- _Exercise brief_
Nothing after the line with "const menuDividersAfter=[1,3];" belongs in the copy; extract the lines below from the top through that line, pictures left out.

- _Source data_
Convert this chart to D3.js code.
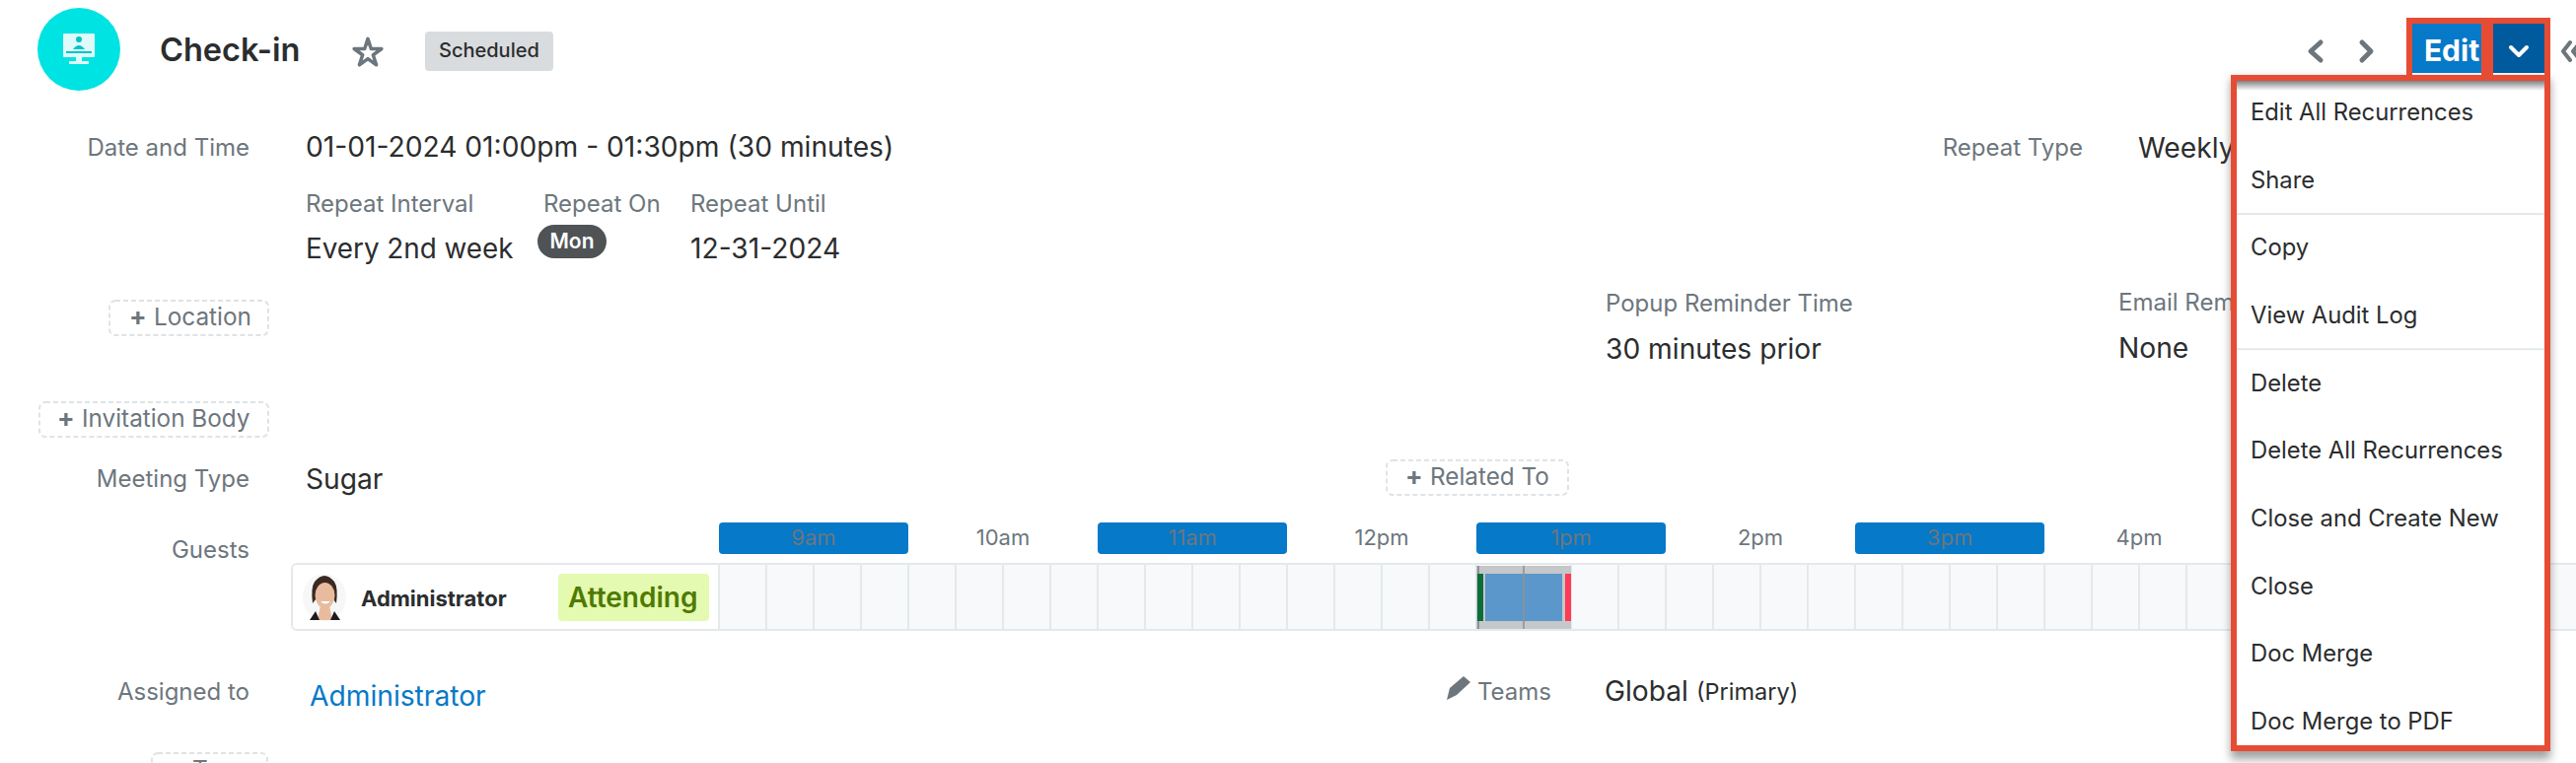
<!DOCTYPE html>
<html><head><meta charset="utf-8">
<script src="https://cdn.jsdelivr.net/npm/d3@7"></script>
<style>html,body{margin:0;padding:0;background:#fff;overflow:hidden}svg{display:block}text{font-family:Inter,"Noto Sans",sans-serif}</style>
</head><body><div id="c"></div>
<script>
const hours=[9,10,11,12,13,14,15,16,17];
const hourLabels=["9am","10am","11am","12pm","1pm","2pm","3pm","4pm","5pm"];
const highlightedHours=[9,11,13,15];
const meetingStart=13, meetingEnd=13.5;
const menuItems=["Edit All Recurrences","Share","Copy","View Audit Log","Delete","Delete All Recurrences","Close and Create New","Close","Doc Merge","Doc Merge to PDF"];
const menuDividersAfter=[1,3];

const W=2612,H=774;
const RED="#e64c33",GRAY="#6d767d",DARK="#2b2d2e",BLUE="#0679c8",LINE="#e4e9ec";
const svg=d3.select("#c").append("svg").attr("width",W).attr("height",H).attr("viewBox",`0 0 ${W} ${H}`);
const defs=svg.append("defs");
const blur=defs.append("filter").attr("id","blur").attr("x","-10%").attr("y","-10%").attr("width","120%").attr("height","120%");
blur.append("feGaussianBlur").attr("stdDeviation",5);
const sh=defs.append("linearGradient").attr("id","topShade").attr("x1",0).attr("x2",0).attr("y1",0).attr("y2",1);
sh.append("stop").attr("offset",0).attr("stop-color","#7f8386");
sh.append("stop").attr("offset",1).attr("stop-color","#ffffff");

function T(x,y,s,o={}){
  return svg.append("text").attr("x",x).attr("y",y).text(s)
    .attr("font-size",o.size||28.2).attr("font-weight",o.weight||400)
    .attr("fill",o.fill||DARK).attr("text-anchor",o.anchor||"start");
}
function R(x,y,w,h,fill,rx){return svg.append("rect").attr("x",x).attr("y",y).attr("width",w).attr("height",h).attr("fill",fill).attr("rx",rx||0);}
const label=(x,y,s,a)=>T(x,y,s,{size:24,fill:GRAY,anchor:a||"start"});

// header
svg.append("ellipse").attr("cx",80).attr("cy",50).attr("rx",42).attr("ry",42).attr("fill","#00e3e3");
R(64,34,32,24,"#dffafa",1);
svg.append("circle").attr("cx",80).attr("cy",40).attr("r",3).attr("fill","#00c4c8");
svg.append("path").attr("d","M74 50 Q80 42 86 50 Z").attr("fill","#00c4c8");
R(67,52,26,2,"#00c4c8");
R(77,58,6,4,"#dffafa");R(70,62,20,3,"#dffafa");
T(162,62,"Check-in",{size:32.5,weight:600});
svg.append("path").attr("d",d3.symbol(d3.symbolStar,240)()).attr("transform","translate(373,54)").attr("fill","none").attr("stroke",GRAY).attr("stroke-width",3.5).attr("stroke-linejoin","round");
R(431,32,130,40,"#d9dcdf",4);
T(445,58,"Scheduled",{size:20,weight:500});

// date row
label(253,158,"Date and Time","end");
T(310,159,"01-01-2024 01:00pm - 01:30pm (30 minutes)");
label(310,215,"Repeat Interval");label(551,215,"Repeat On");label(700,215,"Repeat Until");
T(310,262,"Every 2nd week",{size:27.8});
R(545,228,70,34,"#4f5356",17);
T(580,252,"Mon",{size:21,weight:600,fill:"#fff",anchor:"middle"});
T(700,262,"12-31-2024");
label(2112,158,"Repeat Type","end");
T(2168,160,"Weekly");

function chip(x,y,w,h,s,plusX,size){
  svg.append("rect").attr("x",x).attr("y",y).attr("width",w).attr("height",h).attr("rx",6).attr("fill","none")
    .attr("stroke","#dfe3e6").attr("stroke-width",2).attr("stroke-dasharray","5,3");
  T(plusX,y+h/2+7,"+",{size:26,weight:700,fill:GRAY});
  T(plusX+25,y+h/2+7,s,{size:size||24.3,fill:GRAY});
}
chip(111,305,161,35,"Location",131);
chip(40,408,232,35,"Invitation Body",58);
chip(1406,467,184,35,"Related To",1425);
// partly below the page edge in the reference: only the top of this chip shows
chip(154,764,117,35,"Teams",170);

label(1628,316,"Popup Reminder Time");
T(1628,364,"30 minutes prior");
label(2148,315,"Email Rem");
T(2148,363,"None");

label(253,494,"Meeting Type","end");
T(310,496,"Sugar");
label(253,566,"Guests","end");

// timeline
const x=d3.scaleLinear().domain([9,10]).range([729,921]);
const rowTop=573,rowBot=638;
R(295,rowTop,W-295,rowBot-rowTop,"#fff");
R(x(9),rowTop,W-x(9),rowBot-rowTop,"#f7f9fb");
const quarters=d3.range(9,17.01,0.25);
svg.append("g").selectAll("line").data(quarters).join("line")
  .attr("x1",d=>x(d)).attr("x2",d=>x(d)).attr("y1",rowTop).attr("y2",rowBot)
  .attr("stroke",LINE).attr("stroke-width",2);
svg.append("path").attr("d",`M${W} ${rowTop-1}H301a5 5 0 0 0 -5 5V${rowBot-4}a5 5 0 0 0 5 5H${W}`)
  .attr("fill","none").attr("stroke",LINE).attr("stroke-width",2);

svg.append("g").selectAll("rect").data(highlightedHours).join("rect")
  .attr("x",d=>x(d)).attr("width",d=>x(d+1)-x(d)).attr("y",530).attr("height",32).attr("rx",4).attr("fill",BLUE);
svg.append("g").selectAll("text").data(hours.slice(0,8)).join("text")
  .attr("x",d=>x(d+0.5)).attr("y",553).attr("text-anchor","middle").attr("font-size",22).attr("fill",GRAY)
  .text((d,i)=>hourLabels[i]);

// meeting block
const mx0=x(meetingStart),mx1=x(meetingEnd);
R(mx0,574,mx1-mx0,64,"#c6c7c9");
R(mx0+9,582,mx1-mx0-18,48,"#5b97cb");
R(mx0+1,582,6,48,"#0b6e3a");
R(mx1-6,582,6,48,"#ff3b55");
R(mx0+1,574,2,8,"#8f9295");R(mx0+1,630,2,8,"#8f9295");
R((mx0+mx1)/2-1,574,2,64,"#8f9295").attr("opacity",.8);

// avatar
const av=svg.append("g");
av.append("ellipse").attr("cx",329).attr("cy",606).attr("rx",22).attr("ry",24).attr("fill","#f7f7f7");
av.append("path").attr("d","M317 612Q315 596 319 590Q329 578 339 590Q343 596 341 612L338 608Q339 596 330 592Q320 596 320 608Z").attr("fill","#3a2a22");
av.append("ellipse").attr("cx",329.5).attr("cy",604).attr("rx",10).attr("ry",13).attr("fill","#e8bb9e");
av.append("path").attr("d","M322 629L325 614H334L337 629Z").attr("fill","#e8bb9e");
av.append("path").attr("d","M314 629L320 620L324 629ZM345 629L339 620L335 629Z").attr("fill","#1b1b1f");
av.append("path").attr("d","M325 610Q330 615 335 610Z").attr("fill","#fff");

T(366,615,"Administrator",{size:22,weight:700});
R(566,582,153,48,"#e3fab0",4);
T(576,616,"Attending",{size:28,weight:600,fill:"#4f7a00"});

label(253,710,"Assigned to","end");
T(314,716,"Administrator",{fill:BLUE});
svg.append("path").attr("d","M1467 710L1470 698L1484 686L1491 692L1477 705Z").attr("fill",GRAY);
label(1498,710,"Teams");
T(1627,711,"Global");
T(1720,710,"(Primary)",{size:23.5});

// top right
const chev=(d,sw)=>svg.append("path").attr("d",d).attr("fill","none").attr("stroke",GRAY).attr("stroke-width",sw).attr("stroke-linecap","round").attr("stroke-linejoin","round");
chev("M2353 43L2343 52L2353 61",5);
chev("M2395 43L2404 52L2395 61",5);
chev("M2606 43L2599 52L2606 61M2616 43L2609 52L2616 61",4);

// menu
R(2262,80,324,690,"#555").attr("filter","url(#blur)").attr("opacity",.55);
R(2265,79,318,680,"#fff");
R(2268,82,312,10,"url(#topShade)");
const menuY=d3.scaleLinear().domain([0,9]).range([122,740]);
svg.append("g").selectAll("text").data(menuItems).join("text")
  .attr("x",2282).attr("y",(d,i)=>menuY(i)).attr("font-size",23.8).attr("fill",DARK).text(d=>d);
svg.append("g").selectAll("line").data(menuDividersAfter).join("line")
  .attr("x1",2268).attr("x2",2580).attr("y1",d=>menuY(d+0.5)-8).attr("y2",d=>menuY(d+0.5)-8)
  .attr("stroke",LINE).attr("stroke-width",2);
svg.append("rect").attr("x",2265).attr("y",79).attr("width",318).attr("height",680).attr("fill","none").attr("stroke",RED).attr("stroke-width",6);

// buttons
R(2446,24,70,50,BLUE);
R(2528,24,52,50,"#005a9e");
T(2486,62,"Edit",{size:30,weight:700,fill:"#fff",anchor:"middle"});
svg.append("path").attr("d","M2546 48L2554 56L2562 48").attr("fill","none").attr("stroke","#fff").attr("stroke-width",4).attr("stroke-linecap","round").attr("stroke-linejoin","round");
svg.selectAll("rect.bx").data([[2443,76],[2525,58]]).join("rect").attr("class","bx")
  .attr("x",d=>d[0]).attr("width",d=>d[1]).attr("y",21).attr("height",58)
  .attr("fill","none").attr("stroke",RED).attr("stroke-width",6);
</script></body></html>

- _Correct result_
Convert this chart to D3.js code.
<!DOCTYPE html>
<html><head><meta charset="utf-8">
<script src="https://cdn.jsdelivr.net/npm/d3@7"></script>
<style>html,body{margin:0;padding:0;background:#fff;overflow:hidden}svg{display:block}text{font-family:Inter,"Noto Sans",sans-serif}</style>
</head><body><div id="c"></div>
<script>
const hours=[9,10,11,12,13,14,15,16,17];
const hourLabels=["9am","10am","11am","12pm","1pm","2pm","3pm","4pm","5pm"];
const highlightedHours=[9,11,13,15];
const meetingStart=13, meetingEnd=13.5;
const menuItems=["Edit All Recurrences","Share","Copy","View Audit Log","Delete","Delete All Recurrences","Close and Create New","Close","Doc Merge","Doc Merge to PDF"];
const menuDividersAfter=[1,3];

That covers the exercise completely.